Review | ‘The Monk and the Gun’: A sly satire of democracy’s perils


(3.5 stars)

As “The Monk and the Gun” opens and we listen to radio reports about upcoming mock elections in Bhutan, an elderly lama, played by real-life lama Kelsang Choejay, instructs his young monk attendant Tashi (Tandin Wangchuk, whose surprising day job is frontman of the Bhutanese alt-rock band Misty Terrace) to bring him back two guns so he can “set things right.” The purpose of this strange and potentially alarming mission will remain a mystery until the film’s climax.

Set during the small Himalayan country’s transition from monarchy to parliamentary democracy, “The Monk and the Gun” offers a sly satire of today’s polarized world. Written and directed by Pawo Choyning Dorji, and focusing on Bhutan’s preparations for the democratic elections first held in 2008, it shares the same wry spirit and gentle tension between tradition and modernity that characterized the Bhutanese-born, American-trained filmmaker’s heartwarming Oscar-nominated 2019 film, “Lunana: A Yak in the Classroom,” but with some added bite.

The central conflict is not between candidates but between the population of a small mountain village, who don’t see the benefit of voting, and the elections officials who have traveled from the capital to convince them otherwise. “Why are you teaching us to be so rude?” a bewildered old woman asks the bureaucrats (Pema Zangmo Sherpa and Tandin Phubz) who are encouraging villagers to shout one another down at a practice rally. “This is not who we are.”

There’s another, more pertinent question, raised by an American visitor: “People have to be taught how to vote?” Well, yes, in a country that didn’t legalize television and the internet until 1999.

But there are other lessons to learn in this sweet, off-kilter comedy.

The American (Harry Einhorn — like most in the cast, a non-actor making his debut) is Ronald Coleman, whose name is an unsubtle nod to actor Ronald Colman, the star of “Lost Horizon,” a fish-out-of-water tale about Western travelers who crash-land in the fictional Tibetan valley of Shangri-La.

This Ron has arrived in Bhutan seeking a Civil War-era rifle that has somehow turned up in the possession of a rural farmer.
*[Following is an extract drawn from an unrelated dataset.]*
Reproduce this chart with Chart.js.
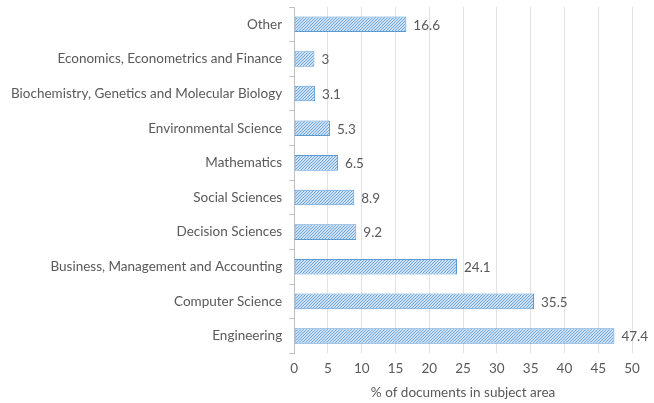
<!DOCTYPE html>
<html>
<head>
<meta charset="utf-8">
<script src="https://cdn.jsdelivr.net/npm/chart.js@4.4.1/dist/chart.umd.min.js"></script>
<style>
  html, body { margin: 0; padding: 0; background: #fff; }
  #wrap { width: 654px; height: 403px; }
</style>
</head>
<body>
<div id="wrap"><canvas id="chart"></canvas></div>
<script>
const categories = [
  'Other',
  'Economics, Econometrics and Finance',
  'Biochemistry, Genetics and Molecular Biology',
  'Environmental Science',
  'Mathematics',
  'Social Sciences',
  'Decision Sciences',
  'Business, Management and Accounting',
  'Computer Science',
  'Engineering'
]
const shares = [16.6, 3, 3.1, 5.3, 6.5, 8.9, 9.2, 24.1, 35.5, 47.4]
const xTicks = [0, 5, 10, 15, 20, 25, 30, 35, 40, 45, 50]

const textColor = '#595959'
const fontFamily = 'Lato, "Open Sans", sans-serif'
const fontSize = 13.5

// diagonal hatch like the office chart fill
const makeHatch = () => {
  const c = document.createElement('canvas')
  c.width = 3
  c.height = 3
  const g = c.getContext('2d')
  g.fillStyle = '#cfe1f5'
  g.fillRect(0, 0, 3, 3)
  g.strokeStyle = '#6fa6dc'
  g.lineWidth = 1
  g.beginPath()
  g.moveTo(0, 3); g.lineTo(3, 0)
  g.moveTo(-1, 1); g.lineTo(1, -1)
  g.moveTo(2, 4); g.lineTo(4, 2)
  g.stroke()
  return g.createPattern(c, 'repeat')
}

const valueLabels = {
  id: 'valueLabels',
  afterDatasetsDraw(chart) {
    const ctx = chart.ctx
    ctx.save()
    ctx.font = fontSize + 'px ' + fontFamily
    ctx.fillStyle = textColor
    ctx.textBaseline = 'middle'
    ctx.textAlign = 'left'
    chart.getDatasetMeta(0).data.forEach((bar, i) => {
      ctx.fillText(String(shares[i]), bar.x + 7, bar.y + 1)
    })
    ctx.restore()
  }
}

const chart = new Chart(document.getElementById('chart'), {
  type: 'bar',
  data: {
    labels: categories,
    datasets: [{
      data: shares,
      backgroundColor: makeHatch(),
      borderColor: '#5b9bd5',
      borderWidth: 1,
      borderSkipped: false,
      categoryPercentage: 1,
      barPercentage: 0.45
    }]
  },
  options: {
    indexAxis: 'y',
    responsive: true,
    maintainAspectRatio: false,
    animation: false,
    layout: { padding: { top: 7, right: 22, bottom: 2, left: 4 } },
    plugins: {
      legend: { display: false },
      tooltip: { enabled: false }
    },
    scales: {
      x: {
        min: 0,
        max: 50,
        afterBuildTicks: axis => { axis.ticks = xTicks.map(v => ({ value: v })) },
        grid: { color: '#e3e3e3', drawTicks: false },
        border: { display: false },
        ticks: { color: textColor, font: { family: fontFamily, size: fontSize, lineHeight: 1 }, padding: 9 },
        title: {
          display: true,
          text: '% of documents in subject area',
          color: textColor,
          font: { family: fontFamily, size: fontSize },
          padding: { top: 0, bottom: 0 }
        }
      },
      y: {
        afterFit: axis => { axis.paddingTop = 0; axis.paddingBottom = 0 },
        grid: { drawOnChartArea: false, color: '#bfbfbf', tickLength: 5 },
        border: { display: true, color: '#bfbfbf' },
        ticks: { color: textColor, font: { family: fontFamily, size: fontSize }, padding: 7 }
      }
    }
  },
  plugins: [valueLabels]
})
</script>
</body>
</html>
Accompanied by his interpreter (Tandin Sonam), Ron hopes to buy it for a collector back home. But Tashi manages to get hold of the weapon first.

It’s an unexpectedly suspenseful shaggy dog story, as well as a pretty funny one, with subtly pointed barbs about American politics. At one point, a villager asks Ron whether he can share some insights about the peaceful transfer of power, since he comes from “the land of Lincoln and JFK.”

America is a nation where there are more guns than people, as another character notes, in sharp contrast with the film’s setting, where obtaining one rusty firearm is difficult enough. (It’s no accident that the gun in dispute dates to a historic American conflict.)

“The Monk and the Gun” didn’t make it to the Oscars this year, although it was Bhutan’s official submission. That’s a shame. It’s a sharper commentary on the contemporary world than “Lunana.”

Though it takes place in the recent past, at a time when the Bhutanese people were still getting used to such American imports as James Bond movies and “black water” (Coca-Cola), the film has something important to say about the promise and the perils of the present.

PG-13. At area theaters. Contains a large red wooden phallus — a traditional Bhutanese symbol of protection against evil — and smoking. In Dzongkha and some English with subtitles. 112 minutes.